▸ **INPUT FOR THIS TASK**:
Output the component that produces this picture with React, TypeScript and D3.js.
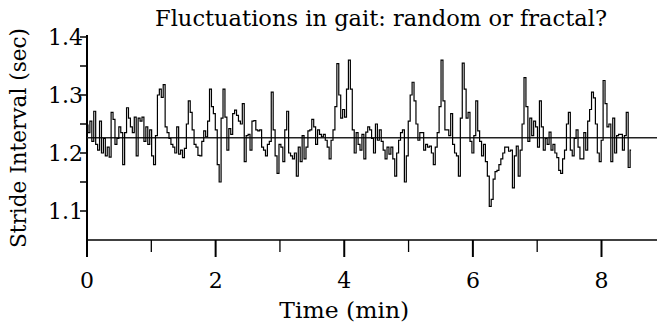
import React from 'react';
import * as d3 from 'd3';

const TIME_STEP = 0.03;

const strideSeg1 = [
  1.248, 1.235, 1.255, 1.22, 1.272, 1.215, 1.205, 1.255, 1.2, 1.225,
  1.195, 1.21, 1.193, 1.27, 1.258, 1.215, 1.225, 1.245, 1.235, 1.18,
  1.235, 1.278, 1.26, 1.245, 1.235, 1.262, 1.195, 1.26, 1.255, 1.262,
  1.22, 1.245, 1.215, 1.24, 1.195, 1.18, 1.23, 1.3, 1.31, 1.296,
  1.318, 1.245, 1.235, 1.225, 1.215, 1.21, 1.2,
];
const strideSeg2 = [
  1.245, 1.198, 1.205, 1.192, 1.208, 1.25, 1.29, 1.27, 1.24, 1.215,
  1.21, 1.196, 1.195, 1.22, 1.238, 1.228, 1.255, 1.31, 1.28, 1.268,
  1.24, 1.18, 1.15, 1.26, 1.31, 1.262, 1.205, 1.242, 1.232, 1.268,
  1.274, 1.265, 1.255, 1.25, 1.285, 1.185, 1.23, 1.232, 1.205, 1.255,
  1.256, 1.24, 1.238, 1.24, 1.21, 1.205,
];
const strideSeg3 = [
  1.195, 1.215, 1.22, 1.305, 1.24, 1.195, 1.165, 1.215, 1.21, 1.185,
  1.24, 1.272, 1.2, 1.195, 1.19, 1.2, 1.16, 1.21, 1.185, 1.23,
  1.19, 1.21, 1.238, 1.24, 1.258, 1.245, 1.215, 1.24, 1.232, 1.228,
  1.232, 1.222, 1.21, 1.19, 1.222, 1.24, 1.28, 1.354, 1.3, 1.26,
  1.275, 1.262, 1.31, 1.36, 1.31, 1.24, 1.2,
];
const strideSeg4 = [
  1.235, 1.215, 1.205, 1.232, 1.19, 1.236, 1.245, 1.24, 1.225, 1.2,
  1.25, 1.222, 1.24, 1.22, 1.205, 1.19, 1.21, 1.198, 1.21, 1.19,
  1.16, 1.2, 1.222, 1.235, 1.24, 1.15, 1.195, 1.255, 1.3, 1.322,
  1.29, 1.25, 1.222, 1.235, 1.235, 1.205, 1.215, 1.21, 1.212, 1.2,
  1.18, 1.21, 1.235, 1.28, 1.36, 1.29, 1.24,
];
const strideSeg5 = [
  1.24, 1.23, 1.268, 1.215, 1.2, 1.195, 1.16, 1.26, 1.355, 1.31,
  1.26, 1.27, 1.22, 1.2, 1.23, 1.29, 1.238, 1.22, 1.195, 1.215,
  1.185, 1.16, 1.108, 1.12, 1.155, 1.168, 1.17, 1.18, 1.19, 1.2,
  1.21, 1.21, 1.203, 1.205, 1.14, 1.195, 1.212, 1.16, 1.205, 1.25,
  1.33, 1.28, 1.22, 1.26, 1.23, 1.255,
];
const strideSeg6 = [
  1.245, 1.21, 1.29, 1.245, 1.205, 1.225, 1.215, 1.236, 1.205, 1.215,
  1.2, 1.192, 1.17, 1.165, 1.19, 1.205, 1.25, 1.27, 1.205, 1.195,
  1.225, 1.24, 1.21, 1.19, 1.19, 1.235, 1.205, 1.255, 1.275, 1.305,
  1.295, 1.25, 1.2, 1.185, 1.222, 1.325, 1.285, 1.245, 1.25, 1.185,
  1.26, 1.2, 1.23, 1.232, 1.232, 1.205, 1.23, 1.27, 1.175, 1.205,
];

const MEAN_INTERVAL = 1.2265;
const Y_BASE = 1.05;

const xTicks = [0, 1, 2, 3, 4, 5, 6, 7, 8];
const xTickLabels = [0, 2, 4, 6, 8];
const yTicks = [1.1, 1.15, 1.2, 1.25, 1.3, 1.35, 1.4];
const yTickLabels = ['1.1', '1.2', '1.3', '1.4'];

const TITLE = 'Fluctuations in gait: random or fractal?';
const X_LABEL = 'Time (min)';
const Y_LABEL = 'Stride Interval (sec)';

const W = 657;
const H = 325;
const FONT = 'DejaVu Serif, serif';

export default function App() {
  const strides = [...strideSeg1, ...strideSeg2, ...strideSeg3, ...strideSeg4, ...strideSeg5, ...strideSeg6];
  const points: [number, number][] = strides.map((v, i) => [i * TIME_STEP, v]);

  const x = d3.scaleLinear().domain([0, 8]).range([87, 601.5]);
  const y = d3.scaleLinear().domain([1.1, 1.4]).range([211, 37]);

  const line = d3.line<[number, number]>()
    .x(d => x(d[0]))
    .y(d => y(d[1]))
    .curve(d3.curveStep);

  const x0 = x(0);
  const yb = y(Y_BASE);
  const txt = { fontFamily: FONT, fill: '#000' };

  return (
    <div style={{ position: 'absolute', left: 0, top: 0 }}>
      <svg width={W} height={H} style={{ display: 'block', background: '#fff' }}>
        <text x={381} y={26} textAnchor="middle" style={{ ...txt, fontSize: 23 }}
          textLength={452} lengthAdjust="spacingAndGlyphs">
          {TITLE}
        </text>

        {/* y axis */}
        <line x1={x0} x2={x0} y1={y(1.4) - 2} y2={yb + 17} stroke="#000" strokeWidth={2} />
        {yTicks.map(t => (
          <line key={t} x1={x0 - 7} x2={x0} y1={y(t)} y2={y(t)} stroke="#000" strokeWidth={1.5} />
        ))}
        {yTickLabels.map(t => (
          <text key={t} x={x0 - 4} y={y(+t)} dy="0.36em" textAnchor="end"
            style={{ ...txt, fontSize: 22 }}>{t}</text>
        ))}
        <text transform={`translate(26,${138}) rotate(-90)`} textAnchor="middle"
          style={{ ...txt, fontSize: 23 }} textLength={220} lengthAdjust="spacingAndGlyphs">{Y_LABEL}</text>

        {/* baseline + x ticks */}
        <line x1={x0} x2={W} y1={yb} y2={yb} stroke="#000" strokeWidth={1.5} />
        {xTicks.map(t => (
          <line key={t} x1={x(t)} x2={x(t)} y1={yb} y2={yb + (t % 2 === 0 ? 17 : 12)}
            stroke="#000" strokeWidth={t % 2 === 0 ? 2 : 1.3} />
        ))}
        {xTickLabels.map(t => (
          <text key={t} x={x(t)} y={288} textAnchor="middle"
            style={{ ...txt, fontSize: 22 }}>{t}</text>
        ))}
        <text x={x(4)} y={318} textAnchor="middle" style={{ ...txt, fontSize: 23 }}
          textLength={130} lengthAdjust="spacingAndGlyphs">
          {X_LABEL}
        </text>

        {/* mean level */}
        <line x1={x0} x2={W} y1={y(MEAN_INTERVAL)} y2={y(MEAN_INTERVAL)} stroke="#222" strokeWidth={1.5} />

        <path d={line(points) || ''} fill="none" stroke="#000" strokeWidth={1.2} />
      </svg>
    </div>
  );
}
---
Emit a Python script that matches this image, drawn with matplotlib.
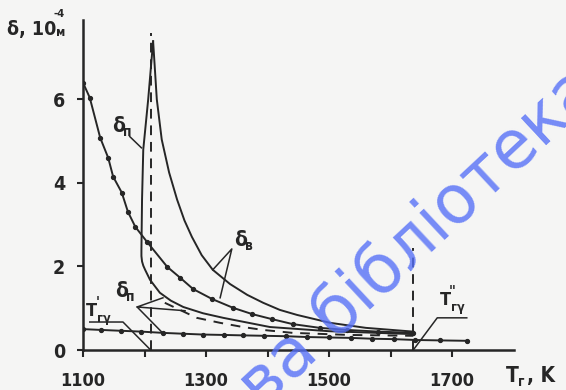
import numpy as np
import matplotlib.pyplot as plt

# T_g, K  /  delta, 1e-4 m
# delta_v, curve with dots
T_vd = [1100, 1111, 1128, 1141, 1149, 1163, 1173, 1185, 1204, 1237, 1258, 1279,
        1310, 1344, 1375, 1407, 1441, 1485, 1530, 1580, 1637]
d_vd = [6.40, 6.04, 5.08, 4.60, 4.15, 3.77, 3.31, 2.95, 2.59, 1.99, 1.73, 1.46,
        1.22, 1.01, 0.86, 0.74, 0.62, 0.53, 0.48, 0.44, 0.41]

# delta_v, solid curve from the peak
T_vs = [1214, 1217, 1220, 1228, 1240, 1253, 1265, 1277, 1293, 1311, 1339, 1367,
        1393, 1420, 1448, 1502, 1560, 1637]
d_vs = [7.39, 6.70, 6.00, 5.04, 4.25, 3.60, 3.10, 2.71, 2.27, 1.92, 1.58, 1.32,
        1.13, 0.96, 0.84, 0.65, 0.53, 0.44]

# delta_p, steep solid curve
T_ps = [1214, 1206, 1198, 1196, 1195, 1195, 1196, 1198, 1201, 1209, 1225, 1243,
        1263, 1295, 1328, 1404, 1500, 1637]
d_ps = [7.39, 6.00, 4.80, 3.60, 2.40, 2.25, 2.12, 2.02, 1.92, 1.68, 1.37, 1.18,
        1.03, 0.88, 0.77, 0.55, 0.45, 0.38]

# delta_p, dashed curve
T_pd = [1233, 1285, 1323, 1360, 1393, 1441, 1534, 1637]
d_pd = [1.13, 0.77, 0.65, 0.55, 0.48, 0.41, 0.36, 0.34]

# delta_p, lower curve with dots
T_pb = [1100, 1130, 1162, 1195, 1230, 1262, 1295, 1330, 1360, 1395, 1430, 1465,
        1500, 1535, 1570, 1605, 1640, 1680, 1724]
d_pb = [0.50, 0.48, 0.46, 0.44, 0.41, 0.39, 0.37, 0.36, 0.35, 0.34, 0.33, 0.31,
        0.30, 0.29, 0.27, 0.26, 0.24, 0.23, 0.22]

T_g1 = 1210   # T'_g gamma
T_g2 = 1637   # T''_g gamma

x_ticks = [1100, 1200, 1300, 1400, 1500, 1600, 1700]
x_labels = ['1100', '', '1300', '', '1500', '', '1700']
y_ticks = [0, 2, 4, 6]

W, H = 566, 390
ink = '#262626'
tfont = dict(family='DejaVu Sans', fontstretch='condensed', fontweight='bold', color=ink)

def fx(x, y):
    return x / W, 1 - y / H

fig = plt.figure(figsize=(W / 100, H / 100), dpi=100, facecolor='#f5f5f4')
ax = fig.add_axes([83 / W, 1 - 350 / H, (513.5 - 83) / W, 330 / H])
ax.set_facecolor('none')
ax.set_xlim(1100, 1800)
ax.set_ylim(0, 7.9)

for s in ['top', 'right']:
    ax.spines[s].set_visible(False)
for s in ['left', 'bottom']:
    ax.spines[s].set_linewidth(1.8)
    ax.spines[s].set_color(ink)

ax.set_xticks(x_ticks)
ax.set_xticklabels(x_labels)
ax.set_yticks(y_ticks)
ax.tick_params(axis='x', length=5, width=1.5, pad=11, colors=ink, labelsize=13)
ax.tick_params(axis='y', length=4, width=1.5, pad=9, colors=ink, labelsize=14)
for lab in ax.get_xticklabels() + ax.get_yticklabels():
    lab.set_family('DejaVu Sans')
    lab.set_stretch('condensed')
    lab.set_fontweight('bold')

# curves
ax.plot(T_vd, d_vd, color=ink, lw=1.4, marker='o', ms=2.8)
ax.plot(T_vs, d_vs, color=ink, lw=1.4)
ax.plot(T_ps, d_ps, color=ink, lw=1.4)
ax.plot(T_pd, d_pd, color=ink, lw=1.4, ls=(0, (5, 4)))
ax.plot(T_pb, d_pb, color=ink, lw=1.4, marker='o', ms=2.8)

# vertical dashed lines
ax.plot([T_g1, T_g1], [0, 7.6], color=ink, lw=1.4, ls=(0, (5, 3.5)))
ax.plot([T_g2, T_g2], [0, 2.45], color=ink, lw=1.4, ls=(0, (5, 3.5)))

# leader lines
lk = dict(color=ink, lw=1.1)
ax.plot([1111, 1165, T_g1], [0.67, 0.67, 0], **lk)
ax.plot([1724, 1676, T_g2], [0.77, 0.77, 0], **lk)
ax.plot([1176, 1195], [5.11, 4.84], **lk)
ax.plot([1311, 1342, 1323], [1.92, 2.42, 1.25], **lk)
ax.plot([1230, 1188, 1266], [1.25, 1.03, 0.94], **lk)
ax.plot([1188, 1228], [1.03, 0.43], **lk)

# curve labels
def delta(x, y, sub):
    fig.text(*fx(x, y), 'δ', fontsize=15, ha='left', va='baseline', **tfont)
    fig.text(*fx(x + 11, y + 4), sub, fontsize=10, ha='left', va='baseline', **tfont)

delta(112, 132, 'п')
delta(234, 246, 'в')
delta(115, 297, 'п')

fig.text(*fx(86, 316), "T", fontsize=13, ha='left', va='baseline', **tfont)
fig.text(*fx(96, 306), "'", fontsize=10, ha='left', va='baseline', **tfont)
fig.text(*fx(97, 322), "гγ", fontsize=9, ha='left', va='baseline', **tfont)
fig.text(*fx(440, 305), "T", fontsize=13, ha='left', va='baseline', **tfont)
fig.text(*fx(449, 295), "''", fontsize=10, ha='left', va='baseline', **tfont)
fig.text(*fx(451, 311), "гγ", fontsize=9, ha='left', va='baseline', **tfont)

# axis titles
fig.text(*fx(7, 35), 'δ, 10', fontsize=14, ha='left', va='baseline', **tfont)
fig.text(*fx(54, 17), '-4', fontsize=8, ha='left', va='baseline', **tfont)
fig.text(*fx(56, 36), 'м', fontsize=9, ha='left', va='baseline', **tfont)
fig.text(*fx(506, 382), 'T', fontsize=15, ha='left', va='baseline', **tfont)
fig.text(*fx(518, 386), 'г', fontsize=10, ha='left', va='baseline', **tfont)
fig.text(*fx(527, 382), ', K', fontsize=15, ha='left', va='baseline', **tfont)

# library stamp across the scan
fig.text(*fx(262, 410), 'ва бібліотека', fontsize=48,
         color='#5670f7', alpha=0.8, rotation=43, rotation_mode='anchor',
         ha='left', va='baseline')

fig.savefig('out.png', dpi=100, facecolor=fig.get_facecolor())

▸ **WRITTEN TASK**:
In the listing above, find the line with "Output the component" and the line with "const TIME_STEP = 0.03;". Copy exactly those two and every line between, without the pictures.

▸ **TASK OUTPUT**:
Output the component that produces this picture with React, TypeScript and D3.js.
import React from 'react';
import * as d3 from 'd3';

const TIME_STEP = 0.03;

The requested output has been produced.